Write out the records that appear below, verbatim and complete, but without pictures.

* begin Record set *

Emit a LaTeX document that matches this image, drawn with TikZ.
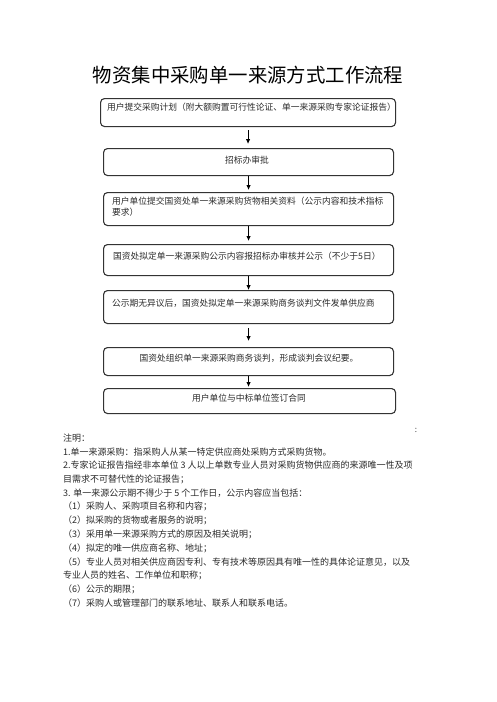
\documentclass[tikz,border=0pt]{standalone}
\usepackage{fontspec}
\setmainfont{Noto Sans CJK SC}
\usetikzlibrary{arrows.meta}
\definecolor{boxc}{HTML}{333333}
\definecolor{txtc}{HTML}{2A2A2A}
\tikzset{
  box/.style={draw=boxc, line width=1.1pt, rounded corners=4pt, anchor=north west, inner sep=0pt},
  btxt/.style={font=\fontsize{8.75pt}{10pt}\selectfont, text=txtc, inner sep=0pt},
  ntxt/.style={font=\fontsize{9pt}{10pt}\selectfont, text=txtc, inner sep=0pt, anchor=west},
  arr/.style={draw=black, line width=0.9pt, -{Latex[length=5pt,width=4.5pt]}}
}
\begin{document}
\begin{tikzpicture}[x=1pt,y=-1pt]
\useasboundingbox[fill=white] (0,0) rectangle (496,702);
% title
\node[font=\fontsize{19.4pt}{22pt}\selectfont, inner sep=0pt] (title) at (248,75) {物资集中采购单一来源方式工作流程};
% boxes
\node[box, minimum width=295pt, minimum height=28pt] (b1) at (100,98) {};
\node[box, minimum width=290pt, minimum height=27pt] (b2) at (103,148) {};
\node[box, minimum width=290pt, minimum height=33pt] (b3) at (103,192) {};
\node[box, minimum width=290pt, minimum height=31pt] (b4) at (103,244) {};
\node[box, minimum width=290pt, minimum height=33pt] (b5) at (103,290) {};
\node[box, minimum width=290pt, minimum height=28pt] (b6) at (103,347) {};
\node[box, minimum width=292pt, minimum height=25pt] (b7) at (103,388) {};
% box texts
\node[btxt, anchor=west] (t1) at (107,107) {用户提交采购计划（附大额购置可行性论证、单一来源采购专家论证报告）};
\node[btxt] (t2) at (247,160) {招标办审批};
\node[btxt, anchor=west] (t3a) at (112,201) {用户单位提交国资处单一来源采购货物相关资料（公示内容和技术指标};
\node[btxt, anchor=west] (t3b) at (112,212.5) {要求）};
\node[btxt, anchor=west] (t4) at (113,256) {国资处拟定单一来源采购公示内容报招标办审核并公示（不少于5日）};
\node[btxt, anchor=west] (t5) at (112,303) {公示期无异议后，国资处拟定单一来源采购商务谈判文件发单供应商};
\node[btxt] (t6) at (249,358) {国资处组织单一来源采购商务谈判，形成谈判会议纪要。};
\node[btxt] (t7) at (249,398) {用户单位与中标单位签订合同};
% arrows
\draw[arr] ([yshift=-3pt]b1.south) -- ([yshift=4pt]b1.south |- b2.north);
\draw[arr] (b2.south) -- ([yshift=2pt]b2.south |- b3.north);
\draw[arr] (b3.south) -- ([yshift=3pt]b3.south |- b4.north);
\draw[arr] (b4.south) -- (b4.south |- b5.north);
\draw[arr] ([yshift=-4pt]b5.south) -- ([yshift=6pt]b5.south |- b6.north);
\draw[arr] (b6.south) -- ([yshift=1pt]b6.south |- b7.north);
% stray colon
\node[font=\fontsize{8pt}{9pt}\selectfont, text=darkgray, inner sep=0pt] (colon) at (416,430) {:};
% notes
\node[ntxt] (n0) at (63,438) {注明：};
\node[ntxt] (n1) at (63,451.75) {1.单一来源采购：指采购人从某一特定供应商处采购方式采购货物。};
\node[ntxt] (n2) at (63,465.5) {2.专家论证报告指经非本单位 3 人以上单数专业人员对采购货物供应商的来源唯一性及项};
\node[ntxt] (n3) at (63,479.25) {目需求不可替代性的论证报告；};
\node[ntxt] (n4) at (63,493) {3. 单一来源公示期不得少于 5 个工作日，公示内容应当包括：};
\node[ntxt] (n5) at (63,506.75) {（1）采购人、采购项目名称和内容；};
\node[ntxt] (n6) at (63,520.5) {（2）拟采购的货物或者服务的说明；};
\node[ntxt] (n7) at (63,534.25) {（3）采用单一来源采购方式的原因及相关说明；};
\node[ntxt] (n8) at (63,548) {（4）拟定的唯一供应商名称、地址；};
\node[ntxt] (n9) at (63,561.75) {（5）专业人员对相关供应商因专利、专有技术等原因具有唯一性的具体论证意见，以及};
\node[ntxt] (n10) at (63,575.5) {专业人员的姓名、工作单位和职称；};
\node[ntxt] (n11) at (63,589.25) {（6）公示的期限；};
\node[ntxt] (n12) at (63,603) {（7）采购人或管理部门的联系地址、联系人和联系电话。};
\end{tikzpicture}
\end{document}
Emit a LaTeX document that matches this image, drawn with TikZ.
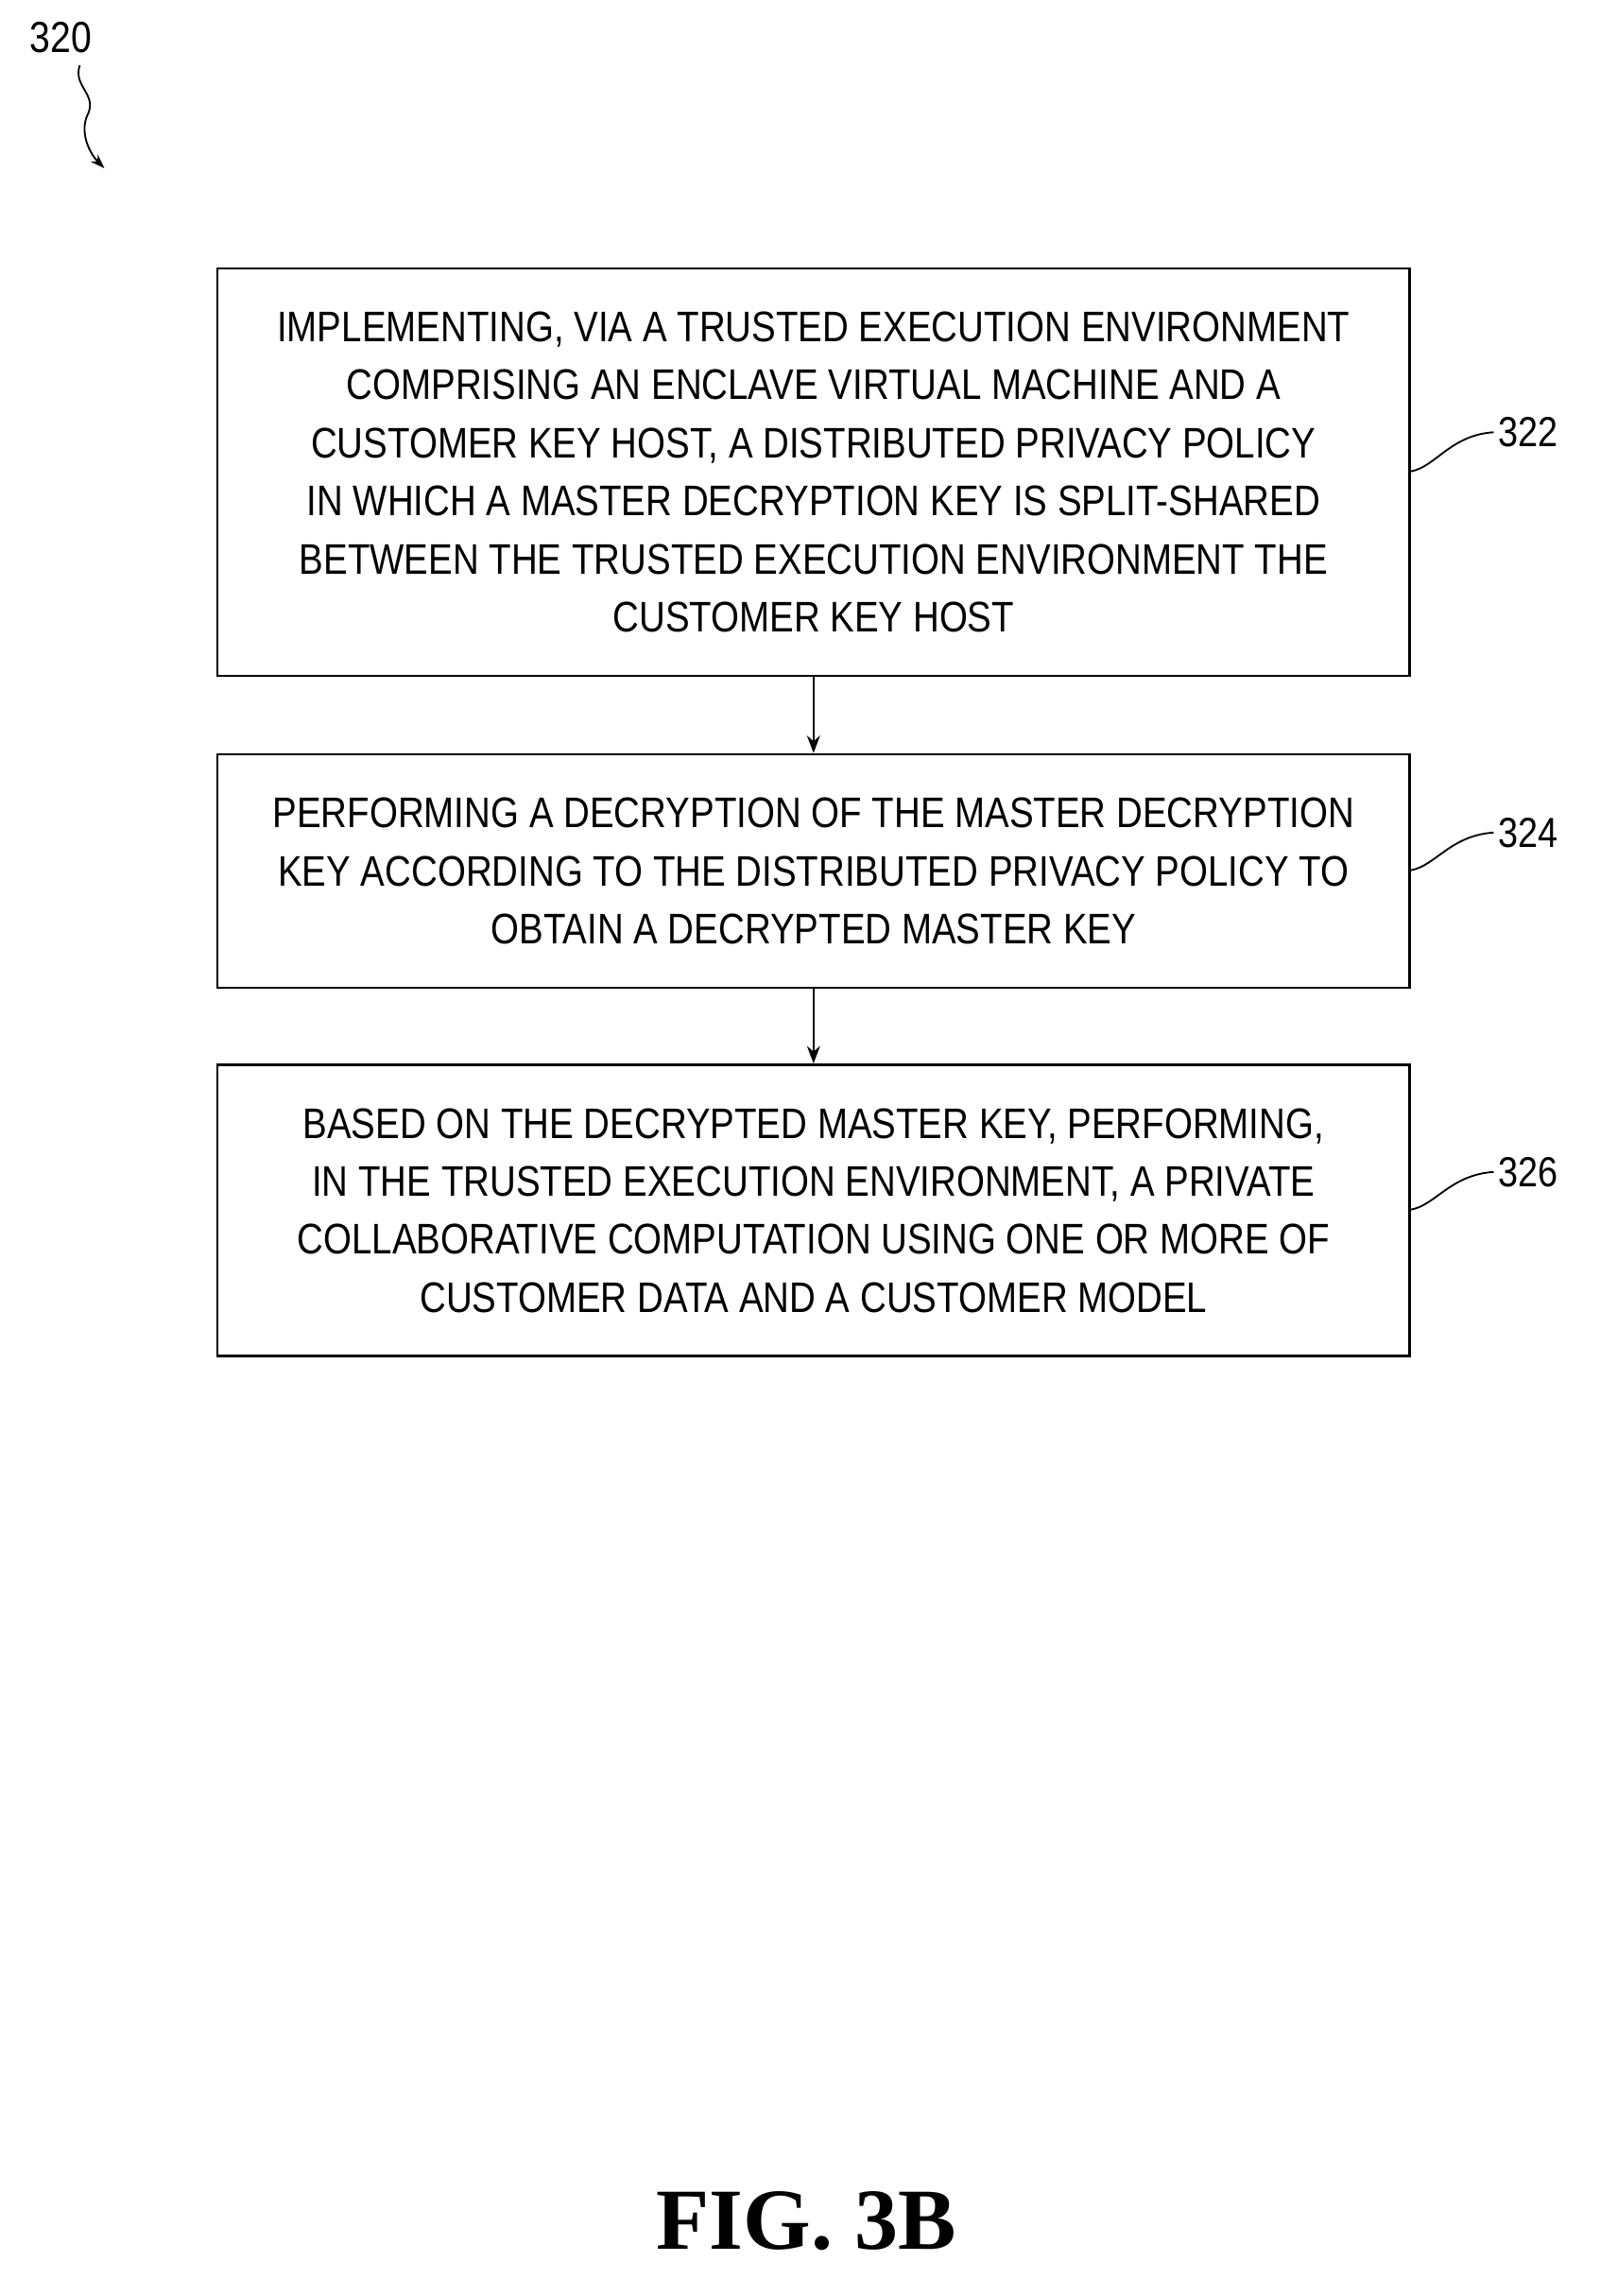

* end Record set *

Task output:
Emit a LaTeX document that matches this image, drawn with TikZ.
\documentclass[tikz,border=0pt]{standalone}
\usepackage{fontspec}
\setmainfont{Noto Sans CJK SC}
\usetikzlibrary{arrows.meta}
\definecolor{boxc}{HTML}{333333}
\definecolor{txtc}{HTML}{2A2A2A}
\tikzset{
  box/.style={draw=boxc, line width=1.1pt, rounded corners=4pt, anchor=north west, inner sep=0pt},
  btxt/.style={font=\fontsize{8.75pt}{10pt}\selectfont, text=txtc, inner sep=0pt},
  ntxt/.style={font=\fontsize{9pt}{10pt}\selectfont, text=txtc, inner sep=0pt, anchor=west},
  arr/.style={draw=black, line width=0.9pt, -{Latex[length=5pt,width=4.5pt]}}
}
\begin{document}
\begin{tikzpicture}[x=1pt,y=-1pt]
\useasboundingbox[fill=white] (0,0) rectangle (496,702);
% title
\node[font=\fontsize{19.4pt}{22pt}\selectfont, inner sep=0pt] (title) at (248,75) {物资集中采购单一来源方式工作流程};
% boxes
\node[box, minimum width=295pt, minimum height=28pt] (b1) at (100,98) {};
\node[box, minimum width=290pt, minimum height=27pt] (b2) at (103,148) {};
\node[box, minimum width=290pt, minimum height=33pt] (b3) at (103,192) {};
\node[box, minimum width=290pt, minimum height=31pt] (b4) at (103,244) {};
\node[box, minimum width=290pt, minimum height=33pt] (b5) at (103,290) {};
\node[box, minimum width=290pt, minimum height=28pt] (b6) at (103,347) {};
\node[box, minimum width=292pt, minimum height=25pt] (b7) at (103,388) {};
% box texts
\node[btxt, anchor=west] (t1) at (107,107) {用户提交采购计划（附大额购置可行性论证、单一来源采购专家论证报告）};
\node[btxt] (t2) at (247,160) {招标办审批};
\node[btxt, anchor=west] (t3a) at (112,201) {用户单位提交国资处单一来源采购货物相关资料（公示内容和技术指标};
\node[btxt, anchor=west] (t3b) at (112,212.5) {要求）};
\node[btxt, anchor=west] (t4) at (113,256) {国资处拟定单一来源采购公示内容报招标办审核并公示（不少于5日）};
\node[btxt, anchor=west] (t5) at (112,303) {公示期无异议后，国资处拟定单一来源采购商务谈判文件发单供应商};
\node[btxt] (t6) at (249,358) {国资处组织单一来源采购商务谈判，形成谈判会议纪要。};
\node[btxt] (t7) at (249,398) {用户单位与中标单位签订合同};
% arrows
\draw[arr] ([yshift=-3pt]b1.south) -- ([yshift=4pt]b1.south |- b2.north);
\draw[arr] (b2.south) -- ([yshift=2pt]b2.south |- b3.north);
\draw[arr] (b3.south) -- ([yshift=3pt]b3.south |- b4.north);
\draw[arr] (b4.south) -- (b4.south |- b5.north);
\draw[arr] ([yshift=-4pt]b5.south) -- ([yshift=6pt]b5.south |- b6.north);
\draw[arr] (b6.south) -- ([yshift=1pt]b6.south |- b7.north);
% stray colon
\node[font=\fontsize{8pt}{9pt}\selectfont, text=darkgray, inner sep=0pt] (colon) at (416,430) {:};
% notes
\node[ntxt] (n0) at (63,438) {注明：};
\node[ntxt] (n1) at (63,451.75) {1.单一来源采购：指采购人从某一特定供应商处采购方式采购货物。};
\node[ntxt] (n2) at (63,465.5) {2.专家论证报告指经非本单位 3 人以上单数专业人员对采购货物供应商的来源唯一性及项};
\node[ntxt] (n3) at (63,479.25) {目需求不可替代性的论证报告；};
\node[ntxt] (n4) at (63,493) {3. 单一来源公示期不得少于 5 个工作日，公示内容应当包括：};
\node[ntxt] (n5) at (63,506.75) {（1）采购人、采购项目名称和内容；};
\node[ntxt] (n6) at (63,520.5) {（2）拟采购的货物或者服务的说明；};
\node[ntxt] (n7) at (63,534.25) {（3）采用单一来源采购方式的原因及相关说明；};
\node[ntxt] (n8) at (63,548) {（4）拟定的唯一供应商名称、地址；};
\node[ntxt] (n9) at (63,561.75) {（5）专业人员对相关供应商因专利、专有技术等原因具有唯一性的具体论证意见，以及};
\node[ntxt] (n10) at (63,575.5) {专业人员的姓名、工作单位和职称；};
\node[ntxt] (n11) at (63,589.25) {（6）公示的期限；};
\node[ntxt] (n12) at (63,603) {（7）采购人或管理部门的联系地址、联系人和联系电话。};
\end{tikzpicture}
\end{document}
Emit a LaTeX document that matches this image, drawn with TikZ.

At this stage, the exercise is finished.